Dans sa mémoire, le souvenir est précis. Elle a 4 ou 5 ans, sa mère est en train de l'aider à s'habiller, et elle se dit: "Quand je serai grande, je vais être comme ma maman; elle est tellement belle et élégante." Longtemps, elle a admiré sa mère, n'avait de modèle que cette femme dont elle ignorait tout hormis sa façon de s'occuper de sa petite fille.
Puis elle a grandi. Jeune adolescente, son envie de contester était grande, son audace timide. Sa mère l'agaçait, mais il fallait bien avouer qu'elle avait souvent raison. Ni l'une ni l'autre ne s'opposait vraiment à leurs désirs respectifs. C'était bien parfois un peu pesant, mais tellement confortable. Elle avait bien vu ses frères et soeurs aller à la castagne, mais qu'en avaient-ils retiré d'autre que des frustrations? Des punitions, des opprobres... Elle ne combattait pas, ou plutôt réservait ses désaccords à des pages d'écriture, un journal, des vers, à tous ces pis-aller à la parole, qui nourrissaient néanmoins son besoin inextinguible d'exprimer et donnaient à son âme l'occasion d'exister dans le clair-obscur de sa jeune vie.
Un peu plus tard, les contrôles, les goûts, les envies, les humeurs, les comportements, tout chez sa mère l'agaçait. Elle ne l'affrontait pas directement, c'était une époque où l'on n'allait pas, ou peu, à l'échange frontal. Elle vivait sa propre vie, entre amis, livres et pages blanches, une vie qu'elle ne laissait pas soupçonner à sa famille. Elle construisait son propre monde, à mille lieues, pensait-elle, des diktats et principes maternels.

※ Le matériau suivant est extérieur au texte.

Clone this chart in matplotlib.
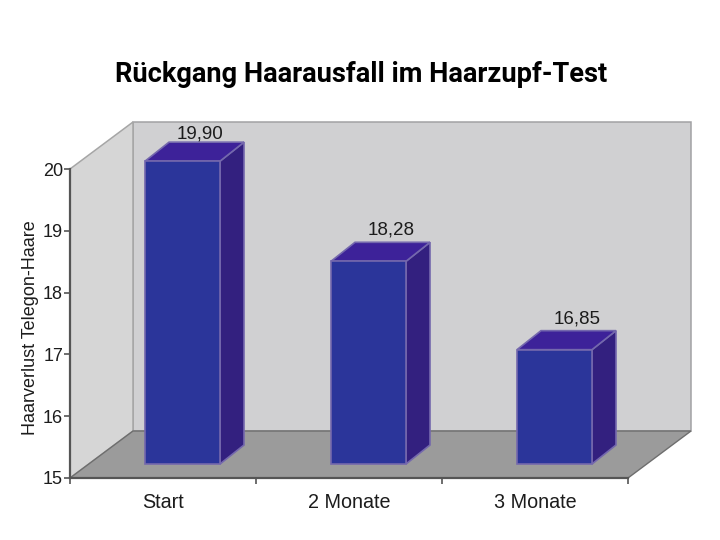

Puis, devenant mère à son tour, elle écoutait quelques conseils pratiques de sa mère mais se disait qu'elle serait, elle, une mère bien différente, qu'elle donnerait à son enfant toutes les chances qu'elle n'avaient pas eues. Son écoute serait autre, ses valeurs éloignées de celles qu'elle avait reçues, elle ne ferait pas les mêmes erreurs. Et puis, c'était une autre époque, les principes avaient vieillis, les moeurs aussi. Françoise Dolto était passée par là, son enfant ne serait pas une chose que l'on dresse vaille que vaille mais une personne à part entière.
Son enfant, ses enfants ont grandi, la vie a planté ses petits et grands chaos sur son chemin et les leurs. Sa parole avait été baillonnée, leurs langues étaient déliées, leurs jugements adolescents implacables, elle avait fait de son mieux, que s'était-il passé?
Dans les tumultes de sa vie, des livres ont semé de petits cailloux qui ont changé son regard, tout n'est pas aussi lisse que sa mère semblait le montrer, elle a cherché à comprendre, s'est fait aider par ceux qui savent, les professionnels, les guides, les sages. Dans une pièce à deux miroirs qui se font face, si elle ne voit pas encore de cheveux blancs, elle peut se voir au premier plan, et derrière une infinité d'elle-même, de plus en plus indistincts. C'est là qu'elle cherche. Si la silhouette est différente, elle voit des traits communs avec sa mère, quelque chose d'imperceptible et dérangeant, quelque chose d'identique.
Alors, elle voit qu'elle n'a pas hérité que de ses yeux. Les mémoires de sa mère, ses envies, ses principes, ses comportements ont insensiblement déteint sur elle. Elle en a fait autre chose bien sûr, mais finalement est-ce si différent? En creusant dans ses propres blessures, elle a trouvé aussi celles de sa mère, et cette connaissance-là lui révèle l'indulgence.
Après les tempêtes, après les silences, après les désordres, vient la paix avec celle qui lui a offert la vie. Et cette vie qui s'agite en elle et au-dehors, elle s'extirpe de ce vieux corps fatigué. Elle va partir, elle se disent leur amour, elle part, Maman, la voilà tout à coup orpheline.
Un jour viendra...elle aussi...ses enfants sont adultes, ils jugent encore souvent, ce n'est pas grave, eux aussi comprendront, un jour, peut-être, ou pas. Dans son lit, le soir, elle se dit que l'amour qu'elle leur porte, cet amour entier et maladroit, est son bien et son cadeau le plus précieux. Comme sa mère avant elle.